Résumé
Avec NYC RGB, Viktoria Schmid nous offre une vision de New York encore jamais vue, rendue possible grâce à des procédés filmiques historiques. La pellicule, exposée trois fois avec différents filtres, mélange les couleurs, l’espace et le temps pour créer une perception qui n’est possible qu’au cinéma. Une démonstration du septième art comme révélateur de nouvelles dimensions de la réalité.
L'avis de Tënk
Une journée dans la vie de New York, vue d’un appartement au 20e étage d’un immeuble. La silhouette si légendaire des gratte-ciels, anciens et nouveaux. Le trafic en contrebas dans le quadrillé des rues. Les volutes de vapeur et de fumée s’échappant des toits. La forêt d’antennes, de châteaux d’eau et de cheminées si caractéristiques du profil new-yorkais. Le ciel dégagé d’une saison probablement chaude. Tous ces éléments si connus des cinéphiles partout dans le monde sont ici revisités, pour ne pas dire réinventés dans un bref collage visuel sans paroles grâce à des manipulations techniques et des effets optiques tout simples qui permettent une relecture à la fois contemporaine et nostalgique de la Grosse Pomme.

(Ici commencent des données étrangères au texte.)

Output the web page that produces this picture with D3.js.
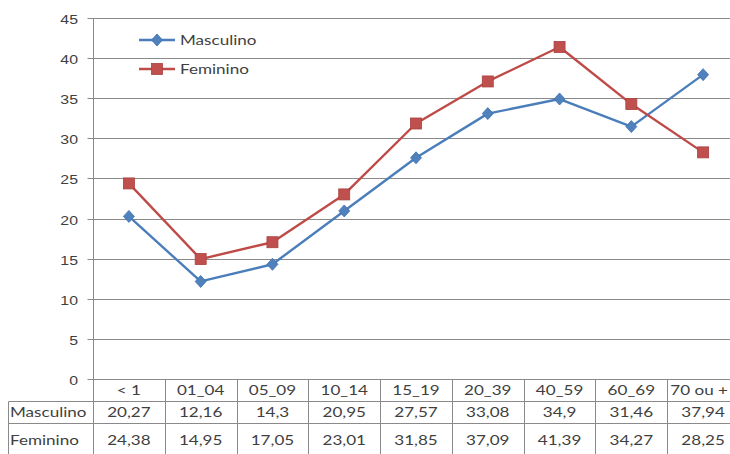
<!DOCTYPE html>
<html>
<head>
<meta charset="utf-8">
<script src="https://cdn.jsdelivr.net/npm/d3@7"></script>
<style>
  html, body { margin: 0; padding: 0; background: #fff; }
  svg { display: block; font-family: Lato, "Noto Sans", sans-serif; }
</style>
</head>
<body>
<svg id="chart" width="730" height="454"></svg>
<script>
// Age groups and rates by sex
const categories = ["< 1", "01_04", "05_09", "10_14", "15_19", "20_39", "40_59", "60_69", "70 ou +"];
const masculino = [20.27, 12.16, 14.3, 20.95, 27.57, 33.08, 34.9, 31.46, 37.94];
const feminino  = [24.38, 14.95, 17.05, 23.01, 31.85, 37.09, 41.39, 34.27, 28.25];
const yTicks = [0, 5, 10, 15, 20, 25, 30, 35, 40, 45];

const series = [
  { name: "Masculino", values: masculino, line: "#4A7EBB", fill: "#4F81BD", stroke: "#3E6FAD", marker: "diamond" },
  { name: "Feminino",  values: feminino,  line: "#BE4B48", fill: "#C0504D", stroke: "#A8403D", marker: "square" }
];

const svg = d3.select("#chart");
const W = 730, H = 454;
const plotLeft = 93, plotRight = 739, plotTop = 18, plotBottom = 379;
const sx = 1.22;             // horizontal text stretch
const textColor = "#3f3f3f";
const gridColor = "#8a8a8a";
const fontSize = 14;
const fmt = v => String(v).replace(".", ",");

const x = d3.scaleBand().domain(categories).range([plotLeft, plotRight]).paddingInner(0).paddingOuter(0);
const y = d3.scaleLinear().domain([0, 45]).range([plotBottom, plotTop]);
const cx = c => x(c) + x.bandwidth() / 2;

// stretched text helper; centred labels are kept inside the drawing area
function label(g, tx, ty, str, size, anchor) {
  const t = g.append("text")
    .attr("text-anchor", anchor)
    .attr("font-size", size)
    .attr("fill", textColor)
    .text(str);
  if (anchor === "middle") {
    const half = t.node().getComputedTextLength() * sx / 2;
    tx = Math.min(tx, W - 2 - half);
  }
  t.attr("transform", `translate(${tx},${ty}) scale(${sx},1)`);
  return t;
}

// gridlines
const grid = svg.append("g");
grid.selectAll("line").data(yTicks.filter(t => t > 0)).join("line")
  .attr("x1", plotLeft).attr("x2", plotRight)
  .attr("y1", d => Math.round(y(d)) + 0.5).attr("y2", d => Math.round(y(d)) + 0.5)
  .attr("stroke", gridColor).attr("stroke-width", 1);

// y axis via d3.axisLeft
const yAxis = svg.append("g")
  .attr("transform", `translate(${plotLeft + 0.5},0)`)
  .call(d3.axisLeft(y).tickValues(yTicks).tickSize(6).tickFormat(""));
yAxis.select(".domain").remove();
yAxis.selectAll(".tick line").attr("stroke", gridColor);
yAxis.selectAll(".tick").each(function(d) {
  label(d3.select(this), -15.5, 5, String(d), 13, "end");
});
yAxis.selectAll(".tick").attr("transform", d => `translate(0,${Math.round(y(d)) + 0.5})`);

// table grid
const tbl = svg.append("g").attr("stroke", gridColor).attr("stroke-width", 1).attr("fill", "none");
const rowA = 401.5, rowB = 423.5, tableLeft = 8.5;
tbl.append("line").attr("x1", plotLeft).attr("x2", plotRight).attr("y1", plotBottom + 0.5).attr("y2", plotBottom + 0.5);
tbl.append("line").attr("x1", tableLeft).attr("x2", plotRight).attr("y1", rowA).attr("y2", rowA);
tbl.append("line").attr("x1", tableLeft).attr("x2", plotRight).attr("y1", rowB).attr("y2", rowB);
tbl.append("line").attr("x1", tableLeft).attr("x2", tableLeft).attr("y1", rowA).attr("y2", H);
// plot axis line continuing through the table
tbl.append("line").attr("x1", plotLeft + 0.5).attr("x2", plotLeft + 0.5).attr("y1", plotTop).attr("y2", H);
tbl.selectAll("line.col").data(categories.slice(1)).join("line").attr("class", "col")
  .attr("x1", d => Math.round(x(d)) + 0.5).attr("x2", d => Math.round(x(d)) + 0.5)
  .attr("y1", plotBottom).attr("y2", H);

// table text
const tt = svg.append("g");
categories.forEach(c => label(tt, cx(c), 395, c, fontSize, "middle"));
label(tt, 10, 417, "Masculino", fontSize, "start");
label(tt, 10, 445, "Feminino", fontSize, "start");
categories.forEach((c, i) => {
  label(tt, cx(c), 417, fmt(masculino[i]), fontSize, "middle");
  label(tt, cx(c), 445, fmt(feminino[i]), fontSize, "middle");
});

// markers
function drawMarker(g, s, px, py) {
  if (s.marker === "square") {
    g.append("rect").attr("x", px - 5.5).attr("y", py - 5.5).attr("width", 11).attr("height", 11)
      .attr("fill", s.fill).attr("stroke", s.stroke).attr("stroke-width", 0.8);
  } else {
    g.append("path").attr("d", "M0,-6L5.5,0L0,6L-5.5,0Z").attr("transform", `translate(${px},${py})`)
      .attr("fill", s.fill).attr("stroke", s.stroke).attr("stroke-width", 0.8);
  }
}

// lines
const line = d3.line().x((d, i) => cx(categories[i])).y(d => y(d));
series.forEach(s => {
  const g = svg.append("g");
  g.append("path").datum(s.values).attr("d", line)
    .attr("fill", "none").attr("stroke", s.line).attr("stroke-width", 2.4).attr("stroke-linejoin", "round");
  s.values.forEach((v, i) => drawMarker(g, s, cx(categories[i]), y(v)));
});

// legend
const lg = svg.append("g");
series.forEach((s, i) => {
  const ly = 40 + i * 29;
  lg.append("line").attr("x1", 139).attr("x2", 175).attr("y1", ly).attr("y2", ly)
    .attr("stroke", s.line).attr("stroke-width", 2.4);
  drawMarker(lg, s, 157, ly);
  label(lg, 180, ly + 5, s.name, fontSize, "start");
});
</script>
</body>
</html>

Plongeant la ville dans une sorte de vision en Ektachrome, la cinéaste Viktoria Schmid enchaîne les plans fixes superposés de diverses perspectives des immeubles et du logement d’où ils sont filmés, chacun d’eux tourné à travers un filtre différent : rouge, vert et bleu — les « R » (red), « G » (green) et « B » (blue) du titre, lesquels réfèrent à un système de traitement optique qui permet de construire toutes les couleurs à partir de la combinaison de ces trois couleurs. Travaillant de concert, ce traitement, le montage et la bande sonore de sons urbains diégétiques ordinaires créent une impression inusitée de la ville, qui oscille entre le film d’archives (ce que NYC RGB n’est pourtant pas du tout) et la carte postale ultra moderne. Les contours des objets statiques semblent perdre leur définition tandis que les objets en mouvement s’animent en rouge, en vert et en bleu, se fondant les uns dans les autres en raison de la surimposition des images, introduisant un flou qui produit un effet fantomatique. L’air semble alors vibrer, comme si la ville était une sorte de mirage, comme lorsqu’on regarde au loin dans la touffeur de l’été. Le procédé donne une palpitation à la ville, créant l’impression que celle-ci pourrait disparaître graduellement dans une étrange désintégration miroitante. Comme si le New York d’hier et le New York d’aujourd’hui entraient en collision.